==== RECORDS FOR THE TASK ====
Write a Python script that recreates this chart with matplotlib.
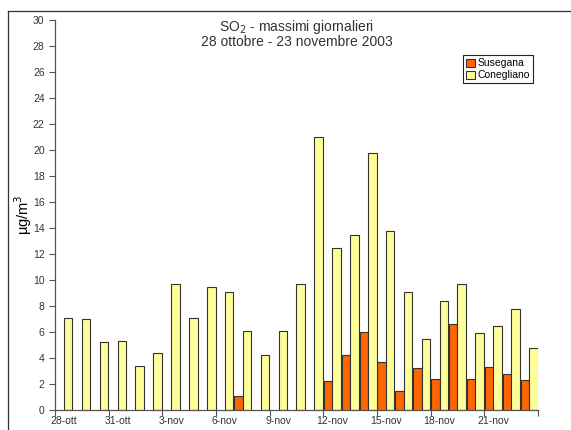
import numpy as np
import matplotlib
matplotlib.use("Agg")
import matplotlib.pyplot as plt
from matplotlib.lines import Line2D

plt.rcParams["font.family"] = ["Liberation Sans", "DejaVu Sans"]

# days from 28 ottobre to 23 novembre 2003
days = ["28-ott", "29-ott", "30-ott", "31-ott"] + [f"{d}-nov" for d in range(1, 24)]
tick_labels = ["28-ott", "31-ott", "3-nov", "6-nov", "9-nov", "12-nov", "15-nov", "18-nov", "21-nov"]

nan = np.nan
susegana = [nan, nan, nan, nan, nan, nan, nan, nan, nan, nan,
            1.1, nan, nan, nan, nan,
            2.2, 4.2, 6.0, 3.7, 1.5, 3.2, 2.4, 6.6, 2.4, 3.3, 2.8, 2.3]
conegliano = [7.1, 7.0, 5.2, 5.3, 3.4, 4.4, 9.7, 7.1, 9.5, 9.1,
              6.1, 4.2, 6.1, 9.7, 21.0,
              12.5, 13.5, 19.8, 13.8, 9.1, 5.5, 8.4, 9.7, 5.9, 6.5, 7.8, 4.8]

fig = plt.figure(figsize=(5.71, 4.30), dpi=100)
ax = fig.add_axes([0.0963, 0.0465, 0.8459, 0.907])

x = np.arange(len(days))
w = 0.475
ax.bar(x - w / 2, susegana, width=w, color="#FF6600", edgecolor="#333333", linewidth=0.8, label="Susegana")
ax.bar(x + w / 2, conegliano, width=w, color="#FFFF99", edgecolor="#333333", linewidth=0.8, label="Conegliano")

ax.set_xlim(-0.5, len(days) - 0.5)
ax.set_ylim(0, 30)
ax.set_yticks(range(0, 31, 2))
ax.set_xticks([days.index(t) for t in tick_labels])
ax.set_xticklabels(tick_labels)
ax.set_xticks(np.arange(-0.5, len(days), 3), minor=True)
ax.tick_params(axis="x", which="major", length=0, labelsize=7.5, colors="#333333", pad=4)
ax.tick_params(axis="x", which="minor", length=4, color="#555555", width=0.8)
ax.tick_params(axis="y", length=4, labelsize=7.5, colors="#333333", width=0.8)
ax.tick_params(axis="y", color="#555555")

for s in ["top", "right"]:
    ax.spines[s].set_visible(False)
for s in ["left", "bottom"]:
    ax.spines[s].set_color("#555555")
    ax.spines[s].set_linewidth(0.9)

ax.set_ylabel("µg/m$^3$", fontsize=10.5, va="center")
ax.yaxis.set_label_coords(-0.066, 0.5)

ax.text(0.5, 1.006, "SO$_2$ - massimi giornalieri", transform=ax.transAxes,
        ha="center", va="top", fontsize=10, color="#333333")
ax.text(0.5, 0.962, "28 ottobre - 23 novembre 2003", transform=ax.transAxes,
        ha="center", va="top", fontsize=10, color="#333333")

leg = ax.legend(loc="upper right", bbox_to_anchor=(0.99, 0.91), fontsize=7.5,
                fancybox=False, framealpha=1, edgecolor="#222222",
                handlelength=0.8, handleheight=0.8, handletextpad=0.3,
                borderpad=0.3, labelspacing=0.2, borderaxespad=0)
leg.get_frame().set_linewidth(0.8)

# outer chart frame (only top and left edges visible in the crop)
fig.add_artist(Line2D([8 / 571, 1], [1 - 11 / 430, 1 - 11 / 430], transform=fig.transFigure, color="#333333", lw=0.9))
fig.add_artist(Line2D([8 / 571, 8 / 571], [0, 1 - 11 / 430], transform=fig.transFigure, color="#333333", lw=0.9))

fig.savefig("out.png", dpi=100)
====
==== RECORDS FOR THE TASK ====
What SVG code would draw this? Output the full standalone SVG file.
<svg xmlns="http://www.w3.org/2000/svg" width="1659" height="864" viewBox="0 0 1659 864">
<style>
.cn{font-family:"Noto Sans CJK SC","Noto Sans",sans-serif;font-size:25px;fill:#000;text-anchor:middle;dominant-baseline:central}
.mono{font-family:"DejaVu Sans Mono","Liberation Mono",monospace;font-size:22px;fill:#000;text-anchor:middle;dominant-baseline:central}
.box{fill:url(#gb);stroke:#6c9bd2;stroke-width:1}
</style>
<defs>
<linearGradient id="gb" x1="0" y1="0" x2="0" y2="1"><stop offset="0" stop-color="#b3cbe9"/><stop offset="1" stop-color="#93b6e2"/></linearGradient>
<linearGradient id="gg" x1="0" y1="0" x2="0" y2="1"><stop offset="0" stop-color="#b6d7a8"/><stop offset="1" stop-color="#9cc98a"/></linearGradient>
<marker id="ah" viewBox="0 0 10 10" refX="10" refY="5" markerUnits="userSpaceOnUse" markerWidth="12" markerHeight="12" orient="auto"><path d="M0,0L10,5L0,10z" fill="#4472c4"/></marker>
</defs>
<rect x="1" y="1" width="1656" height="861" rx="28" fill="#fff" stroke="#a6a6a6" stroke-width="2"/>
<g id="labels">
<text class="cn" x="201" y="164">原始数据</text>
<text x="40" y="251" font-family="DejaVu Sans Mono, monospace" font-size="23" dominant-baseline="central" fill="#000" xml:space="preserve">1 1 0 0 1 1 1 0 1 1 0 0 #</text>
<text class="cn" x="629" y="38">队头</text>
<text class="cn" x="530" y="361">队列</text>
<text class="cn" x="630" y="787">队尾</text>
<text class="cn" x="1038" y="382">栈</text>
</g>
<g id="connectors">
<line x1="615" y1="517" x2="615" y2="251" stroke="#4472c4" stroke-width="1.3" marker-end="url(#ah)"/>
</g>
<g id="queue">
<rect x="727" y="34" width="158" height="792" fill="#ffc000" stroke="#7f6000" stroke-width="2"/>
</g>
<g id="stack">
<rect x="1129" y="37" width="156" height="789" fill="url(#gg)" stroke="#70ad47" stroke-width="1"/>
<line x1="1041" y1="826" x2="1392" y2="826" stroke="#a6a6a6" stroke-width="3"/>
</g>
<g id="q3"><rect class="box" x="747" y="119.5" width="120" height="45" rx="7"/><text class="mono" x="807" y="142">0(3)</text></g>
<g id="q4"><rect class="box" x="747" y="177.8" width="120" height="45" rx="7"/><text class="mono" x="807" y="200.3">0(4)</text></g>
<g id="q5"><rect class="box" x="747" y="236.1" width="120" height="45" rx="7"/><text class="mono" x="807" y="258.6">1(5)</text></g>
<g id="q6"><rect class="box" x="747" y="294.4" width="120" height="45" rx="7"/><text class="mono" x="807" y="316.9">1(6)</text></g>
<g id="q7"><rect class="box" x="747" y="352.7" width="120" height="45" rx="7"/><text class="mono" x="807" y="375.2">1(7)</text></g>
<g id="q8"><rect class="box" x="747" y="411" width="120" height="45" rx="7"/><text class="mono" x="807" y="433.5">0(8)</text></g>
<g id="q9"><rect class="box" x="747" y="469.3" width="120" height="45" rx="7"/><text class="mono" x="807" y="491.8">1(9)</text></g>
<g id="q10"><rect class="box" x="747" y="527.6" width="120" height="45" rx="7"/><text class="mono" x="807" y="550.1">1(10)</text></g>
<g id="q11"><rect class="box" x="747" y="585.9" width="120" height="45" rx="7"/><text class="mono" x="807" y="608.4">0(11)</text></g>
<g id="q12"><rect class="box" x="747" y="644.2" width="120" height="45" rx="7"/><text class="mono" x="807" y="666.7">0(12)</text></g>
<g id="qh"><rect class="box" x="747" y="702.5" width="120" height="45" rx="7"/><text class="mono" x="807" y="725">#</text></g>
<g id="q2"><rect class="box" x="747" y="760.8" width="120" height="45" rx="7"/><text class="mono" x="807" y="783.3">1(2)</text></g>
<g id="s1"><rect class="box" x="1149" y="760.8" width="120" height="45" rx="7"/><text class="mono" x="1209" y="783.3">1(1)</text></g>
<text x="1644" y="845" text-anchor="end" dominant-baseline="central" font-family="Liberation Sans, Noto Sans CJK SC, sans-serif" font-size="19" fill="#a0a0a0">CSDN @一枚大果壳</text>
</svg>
====
==== RECORDS FOR THE TASK ====
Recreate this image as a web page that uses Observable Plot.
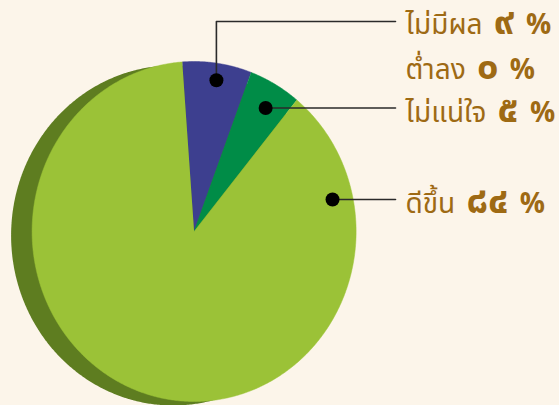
====
Pull every line containing the word "this" out of the material and copy it.

CORRECT RESULT
Write a Python script that recreates this chart with matplotlib.
What SVG code would draw this? Output the full standalone SVG file.
Recreate this image as a web page that uses Observable Plot.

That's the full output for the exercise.